%%
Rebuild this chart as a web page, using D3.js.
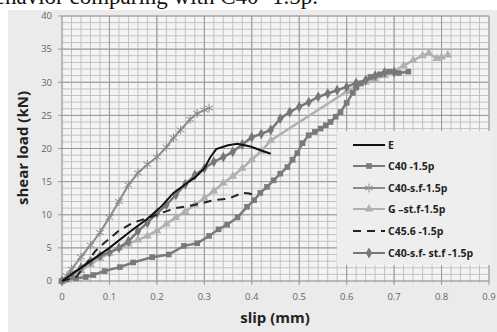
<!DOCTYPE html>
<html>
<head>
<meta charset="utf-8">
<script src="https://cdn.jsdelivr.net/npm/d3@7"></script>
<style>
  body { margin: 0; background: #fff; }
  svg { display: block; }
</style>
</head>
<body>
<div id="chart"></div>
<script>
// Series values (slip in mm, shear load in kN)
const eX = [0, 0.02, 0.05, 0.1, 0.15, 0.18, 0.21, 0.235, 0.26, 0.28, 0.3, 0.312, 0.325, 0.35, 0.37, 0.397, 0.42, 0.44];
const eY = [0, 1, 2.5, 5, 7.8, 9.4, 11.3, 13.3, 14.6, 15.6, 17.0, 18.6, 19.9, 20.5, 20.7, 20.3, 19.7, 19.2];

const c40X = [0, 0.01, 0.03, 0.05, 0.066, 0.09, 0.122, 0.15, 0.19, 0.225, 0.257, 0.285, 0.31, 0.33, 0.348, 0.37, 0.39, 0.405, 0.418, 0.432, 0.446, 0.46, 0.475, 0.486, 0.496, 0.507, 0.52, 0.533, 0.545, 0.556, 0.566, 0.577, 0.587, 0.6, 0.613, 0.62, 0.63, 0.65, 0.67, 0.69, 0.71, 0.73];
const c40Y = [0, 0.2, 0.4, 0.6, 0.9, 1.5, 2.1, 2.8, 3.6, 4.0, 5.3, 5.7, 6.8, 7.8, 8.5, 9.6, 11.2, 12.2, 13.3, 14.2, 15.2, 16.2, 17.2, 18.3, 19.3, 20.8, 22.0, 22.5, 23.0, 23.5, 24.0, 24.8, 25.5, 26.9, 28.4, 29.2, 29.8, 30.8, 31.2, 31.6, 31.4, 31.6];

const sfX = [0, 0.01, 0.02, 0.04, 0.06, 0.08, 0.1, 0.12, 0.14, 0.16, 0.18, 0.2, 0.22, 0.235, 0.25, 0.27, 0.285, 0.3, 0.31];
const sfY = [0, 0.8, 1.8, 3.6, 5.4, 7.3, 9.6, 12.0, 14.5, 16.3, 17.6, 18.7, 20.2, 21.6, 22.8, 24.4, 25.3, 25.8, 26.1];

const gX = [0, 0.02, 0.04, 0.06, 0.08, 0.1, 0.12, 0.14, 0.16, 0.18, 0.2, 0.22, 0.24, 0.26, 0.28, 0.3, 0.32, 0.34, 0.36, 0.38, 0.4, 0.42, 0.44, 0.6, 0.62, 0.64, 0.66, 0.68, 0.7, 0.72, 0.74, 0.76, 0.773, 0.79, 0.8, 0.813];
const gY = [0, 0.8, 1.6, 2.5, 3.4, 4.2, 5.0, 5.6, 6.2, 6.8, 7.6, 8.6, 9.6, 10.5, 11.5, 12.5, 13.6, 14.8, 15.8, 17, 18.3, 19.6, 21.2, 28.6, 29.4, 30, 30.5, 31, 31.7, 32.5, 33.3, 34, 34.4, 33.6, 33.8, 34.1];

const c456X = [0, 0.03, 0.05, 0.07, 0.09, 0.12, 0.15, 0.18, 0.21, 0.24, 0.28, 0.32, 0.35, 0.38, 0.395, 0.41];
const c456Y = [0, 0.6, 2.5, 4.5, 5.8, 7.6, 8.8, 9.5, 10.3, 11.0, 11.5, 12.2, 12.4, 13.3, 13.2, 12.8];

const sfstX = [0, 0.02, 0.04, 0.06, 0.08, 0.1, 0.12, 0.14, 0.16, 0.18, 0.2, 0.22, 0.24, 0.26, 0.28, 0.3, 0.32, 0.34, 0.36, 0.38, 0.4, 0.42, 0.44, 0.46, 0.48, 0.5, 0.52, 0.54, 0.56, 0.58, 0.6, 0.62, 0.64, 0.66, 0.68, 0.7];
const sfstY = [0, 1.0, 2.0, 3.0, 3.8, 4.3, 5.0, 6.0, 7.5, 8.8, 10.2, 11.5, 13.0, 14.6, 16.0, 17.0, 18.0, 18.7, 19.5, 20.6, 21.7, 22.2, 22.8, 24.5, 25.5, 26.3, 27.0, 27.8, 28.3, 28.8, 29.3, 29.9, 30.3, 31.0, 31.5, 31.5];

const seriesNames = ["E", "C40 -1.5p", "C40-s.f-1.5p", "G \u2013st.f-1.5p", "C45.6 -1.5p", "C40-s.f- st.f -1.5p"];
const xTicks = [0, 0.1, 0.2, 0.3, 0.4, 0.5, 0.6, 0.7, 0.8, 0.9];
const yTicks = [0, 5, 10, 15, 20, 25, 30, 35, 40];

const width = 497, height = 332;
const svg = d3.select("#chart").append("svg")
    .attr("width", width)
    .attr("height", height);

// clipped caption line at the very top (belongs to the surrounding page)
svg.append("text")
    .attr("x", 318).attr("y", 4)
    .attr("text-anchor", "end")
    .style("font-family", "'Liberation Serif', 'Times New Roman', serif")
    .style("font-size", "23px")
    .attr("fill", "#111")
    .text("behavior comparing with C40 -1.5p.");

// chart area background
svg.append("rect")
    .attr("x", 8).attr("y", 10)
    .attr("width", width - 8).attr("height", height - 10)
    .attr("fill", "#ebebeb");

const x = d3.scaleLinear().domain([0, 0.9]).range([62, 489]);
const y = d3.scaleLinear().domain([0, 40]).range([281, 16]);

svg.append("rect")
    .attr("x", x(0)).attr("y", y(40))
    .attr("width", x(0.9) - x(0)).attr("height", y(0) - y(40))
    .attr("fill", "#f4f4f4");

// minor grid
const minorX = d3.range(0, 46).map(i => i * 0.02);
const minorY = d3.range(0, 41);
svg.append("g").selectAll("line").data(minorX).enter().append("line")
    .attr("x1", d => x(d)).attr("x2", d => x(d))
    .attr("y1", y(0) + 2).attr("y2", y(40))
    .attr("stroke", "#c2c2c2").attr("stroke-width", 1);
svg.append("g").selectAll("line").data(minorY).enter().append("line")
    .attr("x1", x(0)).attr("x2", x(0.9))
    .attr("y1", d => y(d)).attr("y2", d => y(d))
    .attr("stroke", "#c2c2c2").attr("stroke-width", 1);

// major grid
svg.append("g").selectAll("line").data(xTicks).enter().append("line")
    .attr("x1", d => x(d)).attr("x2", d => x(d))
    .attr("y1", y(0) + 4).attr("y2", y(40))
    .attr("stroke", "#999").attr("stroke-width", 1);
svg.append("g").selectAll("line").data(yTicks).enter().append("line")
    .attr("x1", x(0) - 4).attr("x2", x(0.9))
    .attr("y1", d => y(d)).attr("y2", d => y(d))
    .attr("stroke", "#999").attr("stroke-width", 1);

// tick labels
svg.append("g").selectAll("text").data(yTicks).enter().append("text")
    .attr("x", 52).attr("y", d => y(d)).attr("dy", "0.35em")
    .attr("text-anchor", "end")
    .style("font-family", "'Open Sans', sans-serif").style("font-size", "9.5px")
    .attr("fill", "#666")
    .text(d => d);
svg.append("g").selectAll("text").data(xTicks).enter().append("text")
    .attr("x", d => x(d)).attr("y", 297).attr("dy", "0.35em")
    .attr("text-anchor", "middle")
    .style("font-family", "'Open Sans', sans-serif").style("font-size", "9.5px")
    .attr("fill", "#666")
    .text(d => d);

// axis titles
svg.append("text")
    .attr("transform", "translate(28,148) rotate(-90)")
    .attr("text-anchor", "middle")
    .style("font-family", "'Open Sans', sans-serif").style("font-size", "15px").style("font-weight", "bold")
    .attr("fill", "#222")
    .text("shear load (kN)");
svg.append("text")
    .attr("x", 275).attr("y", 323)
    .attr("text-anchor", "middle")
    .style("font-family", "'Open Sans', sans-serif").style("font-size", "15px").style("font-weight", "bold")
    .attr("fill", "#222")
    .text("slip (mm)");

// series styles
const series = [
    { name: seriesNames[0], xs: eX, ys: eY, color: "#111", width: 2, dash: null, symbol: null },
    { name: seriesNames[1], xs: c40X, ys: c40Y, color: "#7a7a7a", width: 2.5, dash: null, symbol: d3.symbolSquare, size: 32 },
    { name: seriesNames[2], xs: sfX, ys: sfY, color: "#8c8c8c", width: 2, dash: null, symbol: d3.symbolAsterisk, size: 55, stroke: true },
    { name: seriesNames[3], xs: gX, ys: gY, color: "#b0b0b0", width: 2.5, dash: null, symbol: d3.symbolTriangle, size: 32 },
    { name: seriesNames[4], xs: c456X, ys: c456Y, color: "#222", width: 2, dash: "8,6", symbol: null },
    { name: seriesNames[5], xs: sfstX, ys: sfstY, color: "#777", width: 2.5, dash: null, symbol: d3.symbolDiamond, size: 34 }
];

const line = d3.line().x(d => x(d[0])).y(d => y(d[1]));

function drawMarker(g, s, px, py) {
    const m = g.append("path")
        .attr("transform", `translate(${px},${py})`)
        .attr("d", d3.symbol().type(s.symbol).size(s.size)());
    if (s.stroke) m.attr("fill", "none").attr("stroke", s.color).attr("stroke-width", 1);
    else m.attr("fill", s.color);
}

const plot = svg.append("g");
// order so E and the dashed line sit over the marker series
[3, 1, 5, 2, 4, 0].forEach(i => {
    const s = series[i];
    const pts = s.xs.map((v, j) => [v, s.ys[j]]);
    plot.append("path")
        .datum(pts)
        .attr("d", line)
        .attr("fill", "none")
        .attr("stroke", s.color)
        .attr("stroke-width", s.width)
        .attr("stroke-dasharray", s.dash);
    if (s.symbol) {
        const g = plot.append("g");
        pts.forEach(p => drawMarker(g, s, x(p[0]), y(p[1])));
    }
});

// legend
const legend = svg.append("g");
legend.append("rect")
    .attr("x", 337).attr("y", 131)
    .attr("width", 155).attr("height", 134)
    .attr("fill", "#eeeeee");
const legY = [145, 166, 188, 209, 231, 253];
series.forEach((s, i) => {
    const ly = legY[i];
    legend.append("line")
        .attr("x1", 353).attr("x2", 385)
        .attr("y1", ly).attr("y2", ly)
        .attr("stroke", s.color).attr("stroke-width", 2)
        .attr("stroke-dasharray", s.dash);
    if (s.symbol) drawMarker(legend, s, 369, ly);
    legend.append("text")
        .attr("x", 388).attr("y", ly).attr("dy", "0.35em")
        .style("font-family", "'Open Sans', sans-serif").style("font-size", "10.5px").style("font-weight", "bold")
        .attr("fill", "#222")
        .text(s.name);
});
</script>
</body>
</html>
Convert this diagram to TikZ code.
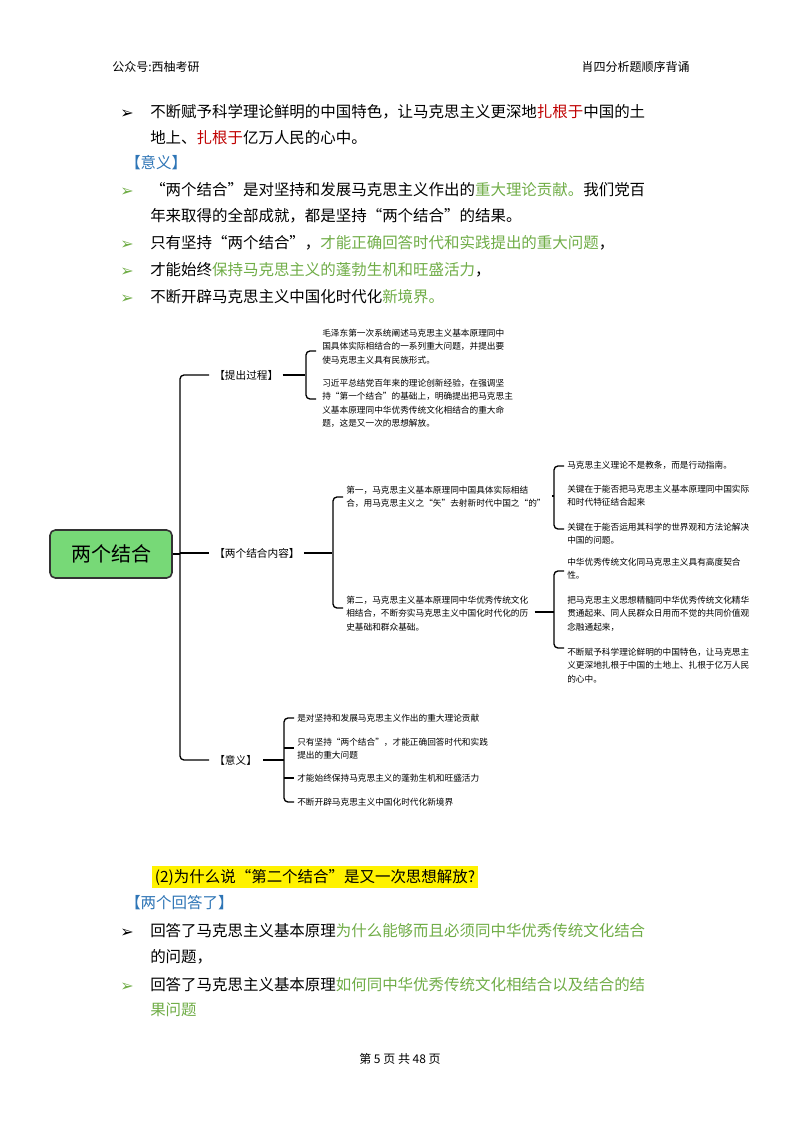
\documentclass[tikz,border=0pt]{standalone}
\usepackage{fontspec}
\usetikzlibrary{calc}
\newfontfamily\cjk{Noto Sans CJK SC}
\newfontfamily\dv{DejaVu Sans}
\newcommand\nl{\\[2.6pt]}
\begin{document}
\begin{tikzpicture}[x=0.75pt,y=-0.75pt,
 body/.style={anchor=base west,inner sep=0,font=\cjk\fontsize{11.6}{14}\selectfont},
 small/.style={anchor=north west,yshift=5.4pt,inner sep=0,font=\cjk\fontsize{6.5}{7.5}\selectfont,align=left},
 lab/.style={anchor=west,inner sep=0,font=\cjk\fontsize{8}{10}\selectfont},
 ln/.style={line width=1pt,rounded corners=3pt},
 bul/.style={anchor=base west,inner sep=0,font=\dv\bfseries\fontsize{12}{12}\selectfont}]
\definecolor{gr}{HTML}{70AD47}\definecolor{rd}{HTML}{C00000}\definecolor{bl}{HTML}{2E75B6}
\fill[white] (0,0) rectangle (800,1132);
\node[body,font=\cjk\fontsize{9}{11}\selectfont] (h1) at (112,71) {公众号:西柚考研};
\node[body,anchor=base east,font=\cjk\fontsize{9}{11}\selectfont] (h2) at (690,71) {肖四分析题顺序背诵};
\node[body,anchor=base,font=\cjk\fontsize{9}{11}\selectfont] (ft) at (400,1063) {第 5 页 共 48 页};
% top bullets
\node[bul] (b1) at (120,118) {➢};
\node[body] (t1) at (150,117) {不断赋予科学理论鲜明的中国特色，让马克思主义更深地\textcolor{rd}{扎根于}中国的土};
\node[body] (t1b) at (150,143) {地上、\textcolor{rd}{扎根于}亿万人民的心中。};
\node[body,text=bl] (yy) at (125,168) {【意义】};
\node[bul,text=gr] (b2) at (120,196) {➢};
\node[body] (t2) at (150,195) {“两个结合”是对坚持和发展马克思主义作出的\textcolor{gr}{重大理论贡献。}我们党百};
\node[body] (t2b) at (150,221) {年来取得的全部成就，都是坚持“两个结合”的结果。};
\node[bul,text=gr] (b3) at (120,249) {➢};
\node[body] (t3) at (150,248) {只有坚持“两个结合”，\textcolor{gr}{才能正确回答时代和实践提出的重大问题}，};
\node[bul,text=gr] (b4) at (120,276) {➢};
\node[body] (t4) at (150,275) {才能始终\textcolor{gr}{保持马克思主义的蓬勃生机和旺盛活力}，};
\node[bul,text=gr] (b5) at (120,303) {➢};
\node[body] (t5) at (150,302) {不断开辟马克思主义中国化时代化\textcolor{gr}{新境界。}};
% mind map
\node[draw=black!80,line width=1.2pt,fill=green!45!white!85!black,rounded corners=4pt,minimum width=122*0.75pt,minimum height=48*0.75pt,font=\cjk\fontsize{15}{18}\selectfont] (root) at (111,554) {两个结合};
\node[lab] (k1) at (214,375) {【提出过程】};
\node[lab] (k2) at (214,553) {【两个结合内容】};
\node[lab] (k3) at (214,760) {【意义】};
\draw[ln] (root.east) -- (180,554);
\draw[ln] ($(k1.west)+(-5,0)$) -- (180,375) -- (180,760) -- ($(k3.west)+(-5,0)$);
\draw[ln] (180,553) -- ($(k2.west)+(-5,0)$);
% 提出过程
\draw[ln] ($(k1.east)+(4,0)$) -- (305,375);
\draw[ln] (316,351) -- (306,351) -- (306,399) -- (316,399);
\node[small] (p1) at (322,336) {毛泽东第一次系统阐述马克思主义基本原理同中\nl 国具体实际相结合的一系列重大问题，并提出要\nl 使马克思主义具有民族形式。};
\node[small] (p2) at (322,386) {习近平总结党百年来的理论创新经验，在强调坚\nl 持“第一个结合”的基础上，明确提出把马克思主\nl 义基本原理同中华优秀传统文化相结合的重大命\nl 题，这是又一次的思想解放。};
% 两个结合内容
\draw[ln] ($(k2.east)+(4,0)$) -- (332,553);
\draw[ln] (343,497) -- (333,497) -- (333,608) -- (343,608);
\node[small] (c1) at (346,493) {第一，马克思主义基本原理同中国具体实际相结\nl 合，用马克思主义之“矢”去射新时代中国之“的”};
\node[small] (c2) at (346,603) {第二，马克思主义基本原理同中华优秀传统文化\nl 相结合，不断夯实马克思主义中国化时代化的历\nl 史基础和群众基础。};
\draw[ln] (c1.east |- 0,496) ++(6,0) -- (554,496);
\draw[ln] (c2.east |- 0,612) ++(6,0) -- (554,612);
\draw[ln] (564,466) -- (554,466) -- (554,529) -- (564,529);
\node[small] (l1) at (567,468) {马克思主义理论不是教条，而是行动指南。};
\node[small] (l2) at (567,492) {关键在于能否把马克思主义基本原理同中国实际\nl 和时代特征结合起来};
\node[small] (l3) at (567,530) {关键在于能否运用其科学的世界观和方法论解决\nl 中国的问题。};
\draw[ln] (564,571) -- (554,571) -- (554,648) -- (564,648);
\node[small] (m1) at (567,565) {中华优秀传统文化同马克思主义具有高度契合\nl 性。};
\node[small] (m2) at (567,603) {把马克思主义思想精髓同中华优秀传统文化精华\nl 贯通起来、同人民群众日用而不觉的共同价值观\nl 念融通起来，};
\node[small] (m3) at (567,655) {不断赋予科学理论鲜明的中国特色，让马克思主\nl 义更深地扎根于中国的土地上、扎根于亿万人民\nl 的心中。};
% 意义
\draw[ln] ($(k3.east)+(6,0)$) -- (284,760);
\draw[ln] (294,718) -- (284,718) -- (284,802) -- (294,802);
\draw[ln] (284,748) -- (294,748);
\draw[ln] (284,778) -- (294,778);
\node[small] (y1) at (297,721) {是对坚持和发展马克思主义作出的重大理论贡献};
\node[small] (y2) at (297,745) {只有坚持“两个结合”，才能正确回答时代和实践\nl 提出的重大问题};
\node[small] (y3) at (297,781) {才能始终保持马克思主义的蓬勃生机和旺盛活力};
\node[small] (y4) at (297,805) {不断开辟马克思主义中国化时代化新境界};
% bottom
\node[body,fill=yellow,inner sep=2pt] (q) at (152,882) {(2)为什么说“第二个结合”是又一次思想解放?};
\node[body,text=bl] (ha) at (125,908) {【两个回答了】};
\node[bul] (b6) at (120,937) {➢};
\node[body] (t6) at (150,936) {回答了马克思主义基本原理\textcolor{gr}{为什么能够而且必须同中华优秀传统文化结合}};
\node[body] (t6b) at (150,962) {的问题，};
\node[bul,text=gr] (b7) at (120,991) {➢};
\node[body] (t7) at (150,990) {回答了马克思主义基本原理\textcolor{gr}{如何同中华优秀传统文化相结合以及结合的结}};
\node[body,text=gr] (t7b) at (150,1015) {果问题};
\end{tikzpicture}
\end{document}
%%
Print the data above verbatim from the first line through the line holding "31.6, 31.4, 31.6];", leaving every picture out.

> [THE RESPONSE]:
Rebuild this chart as a web page, using D3.js.
<!DOCTYPE html>
<html>
<head>
<meta charset="utf-8">
<script src="https://cdn.jsdelivr.net/npm/d3@7"></script>
<style>
  body { margin: 0; background: #fff; }
  svg { display: block; }
</style>
</head>
<body>
<div id="chart"></div>
<script>
// Series values (slip in mm, shear load in kN)
const eX = [0, 0.02, 0.05, 0.1, 0.15, 0.18, 0.21, 0.235, 0.26, 0.28, 0.3, 0.312, 0.325, 0.35, 0.37, 0.397, 0.42, 0.44];
const eY = [0, 1, 2.5, 5, 7.8, 9.4, 11.3, 13.3, 14.6, 15.6, 17.0, 18.6, 19.9, 20.5, 20.7, 20.3, 19.7, 19.2];

const c40X = [0, 0.01, 0.03, 0.05, 0.066, 0.09, 0.122, 0.15, 0.19, 0.225, 0.257, 0.285, 0.31, 0.33, 0.348, 0.37, 0.39, 0.405, 0.418, 0.432, 0.446, 0.46, 0.475, 0.486, 0.496, 0.507, 0.52, 0.533, 0.545, 0.556, 0.566, 0.577, 0.587, 0.6, 0.613, 0.62, 0.63, 0.65, 0.67, 0.69, 0.71, 0.73];
const c40Y = [0, 0.2, 0.4, 0.6, 0.9, 1.5, 2.1, 2.8, 3.6, 4.0, 5.3, 5.7, 6.8, 7.8, 8.5, 9.6, 11.2, 12.2, 13.3, 14.2, 15.2, 16.2, 17.2, 18.3, 19.3, 20.8, 22.0, 22.5, 23.0, 23.5, 24.0, 24.8, 25.5, 26.9, 28.4, 29.2, 29.8, 30.8, 31.2, 31.6, 31.4, 31.6];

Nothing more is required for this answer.